ISCS: Parameter-Guided Feature Pruning for Resource-Constrained Embodied Perception
Jinhao Wang, Nam Ling, Wei Wang, Wei Jiang
TL;DR
This work tackles the latency-accuracy challenge of perception in resource-constrained embodied agents by introducing Invariant Salient Channel Space (ISCS), a dataset-agnostic scaffold that discovers structure-critical (Salient-Core) channels and their correlated details (Salient-Auxiliary) from pretrained encoder weights. It then performs entropy-free static pruning, retaining SC channels and bypassing costly entropy models to achieve ultra-low latency through a deterministic split-computing protocol. Empirical results on COCO and UCF101 demonstrate near-original performance even at only 25% channel retention, with substantial reductions in both encoding time (to ~0.45s) and edge-side decoding latency (to ~3.4ms), validating a favorable rate-latency-accuracy trade-off. The approach offers a practical, robust pathway to real-time, human-aware embodied perception in edge-robot collaboration, with potential for adaptive extension under varying channel conditions or tasks.
Abstract
Prior studies in embodied AI consistently show that robust perception is critical for human-robot interaction, yet deploying high-fidelity visual models on resource-constrained agents remains challenging due to limited on-device computation power and transmission latency. Exploiting the redundancy in latent representations could improve system efficiency, yet existing approaches often rely on costly dataset-specific ablation tests or heavy entropy models unsuitable for real-time edge-robot collaboration. We propose a generalizable, dataset-agnostic method to identify and selectively transmit structure-critical channels in pretrained encoders.
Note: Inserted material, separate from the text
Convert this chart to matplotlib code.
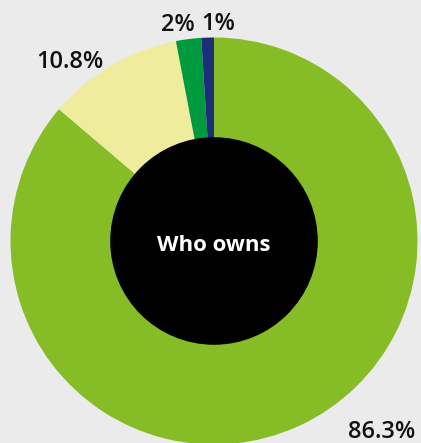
import numpy as np
import matplotlib
matplotlib.use("Agg")
import matplotlib.pyplot as plt
from matplotlib.patches import Circle

plt.rcParams['font.family'] = ['Open Sans', 'DejaVu Sans']

# Share of ownership
categories = ["Majority", "Minority", "Other", "Unknown"]
values = [86.3, 10.8, 2, 1]
labels = ["86.3%", "10.8%", "2%", "1%"]
colors = ["#86bc25", "#f0ec9e", "#009a3e", "#1b2f78"]
center_text = "Who owns"

# label placement: (angle in degrees, distance in pie radii)
label_pos = [(-48.7, 1.25), (128.8, 1.13), (99.4, 1.075), (88.9, 1.065)]

W, H = 421, 443
fig = plt.figure(figsize=(W / 100, H / 100), dpi=100)
bg = "#ebebeb"
fig.patch.set_facecolor(bg)
ax = fig.add_axes([0, 0, 1, 1])
ax.set_facecolor(bg)
ax.axis("off")

ax.pie(values, colors=colors, startangle=90, counterclock=False,
       radius=1.0, wedgeprops=dict(linewidth=0))
ax.add_patch(Circle((0, 0), 0.51, facecolor="black", edgecolor="none", zorder=3))
ax.text(0, -0.02, center_text, color="white", fontsize=16, fontweight="bold",
        ha="center", va="center", zorder=4)

for lab, (ang, dist) in zip(labels, label_pos):
    a = np.deg2rad(ang)
    ax.text(dist * np.cos(a), dist * np.sin(a), lab, fontsize=17,
            fontweight="semibold", color="#111111", ha="center",
            va="center", zorder=4)

# pie centre sits at (214, 241) px from top-left with radius 203.5 px
cx, cy, r = 214, 241, 203.5
ax.set_xlim(-cx / r, (W - cx) / r)
ax.set_ylim(-(H - cy) / r, cy / r)
ax.set_aspect("auto")

fig.savefig("out.png", dpi=100, facecolor=bg)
Instead of brute-force empirical evaluations, our approach leverages intrinsic parameter statistics-weight variances and biases-to estimate channel importance. This analysis reveals a consistent organizational structure, termed the Invariant Salient Channel Space (ISCS), where Salient-Core channels capture dominant structures while Salient-Auxiliary channels encode fine visual details. Building on ISCS, we introduce a deterministic static pruning strategy that enables lightweight split-computing. Experiments across different datasets demonstrate that our method achieves a deterministic, ultra-low latency pipeline by bypassing heavy entropy modeling. Our method reduces end-to-end latency, providing a critical speed-accuracy trade-off for resource-constrained human-aware embodied systems.